Colombia’s 700,000 state employees staged a 24-hour strike on August 3. "This is a protest strike, it’s a political strike, to call the Colombian peoples’ attention to the need to
tell the government that we are not inclined to keep carrying the rich people of this country on our shoulders," said the president of the National Federation of State Service Workers, Wilson Borja. On December 15, Borja was wounded, and two other people were killed, in a failed assassination attempt by a right-wing death squad. Despite many incidents such as this, the US has continued to fund the US$1.3 billion "Plan Colombia". The continuation of Plan Colombia is supposedly dependent on improvements in Colombia’s human rights record.


Venezuela and Cuba


Venezuela’s President Hugo Chávez is almost alone in implementing a left-populist political project in contradiction to neoliberal convention. He is strengthening his base of support among the poor and has won several crucial referenda. As the world’s third largest petroleum exporter, Venezuela under Chávez, has revitalised the Organization of the Petroleum Exporting Countries. He has encouraged OPEC to raise and stabilise oil prices by restricting production.

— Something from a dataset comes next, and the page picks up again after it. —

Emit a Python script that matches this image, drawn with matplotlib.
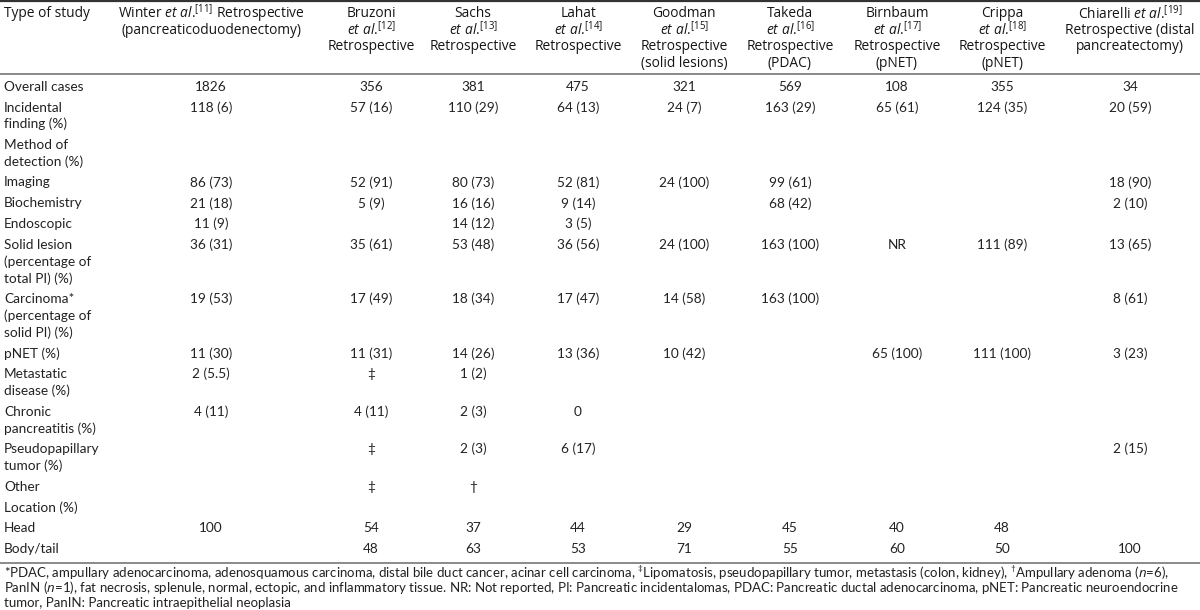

Last October, Chávez signed an accord with 10 Central American and Caribbean nations, including Cuba, which enabled them to buy Venezuelan crude oil at generous prices and terms. While Chávez’s goal is limited to making "Venezuela a country of the middle class", this is enough to generate imperialist-backed complaints about Chávez’s zeal for "justice and equality".


Venezuela has emerged as an ally of Cuba, the only country in Latin America which has not implemented wholesale privatisation.


Cuba is experiencing perhaps the strongest economic growth in Latin America despite the enormous hardships caused by the US-imposed blockade. Cuba resists capitalist globalisation by providing a voice for the Third World countries in the United Nations, condemning the practices of imperialist economic domination such as unequal terms of trade, unserviceable debt and resource plundering, and sets a positive example by providing doctors and teachers to many countries, including offering scholarships for US blacks to study medicine in Cuba.


Cuba also educates and mobilises its people in the streets to oppose capitalist globalisation. In Havana, on October 18, 800,000 people marched to protest the passage of new US laws which tightened food and medicine sales to Cuba.


Despite having imposed its neoliberal policies for 20 years, supposedly to encourage national economic development, the World Bank and its cohorts are looking at a continent of failure. People are feeling economic insecurity and even a 1999 World Bank survey found that nearly two-thirds of those Latin Americans interviewed thought that their situation had worsened since their parents’ day and that their own children would find it even harder to survive.

In countries such as Nicaragua, El Salvador, Colombia, Brazil and Uruguay left-wing parties and alliances administer many large and strategic cities and remain contenders for national government. If their efforts to apply alternatives to neoliberalism at a local level are repeated on a national scale, in an alliance with a militant workers and popular movement, then the anti-globalisation movement in Latin America has the potential to develop a strong anti-capitalist focus.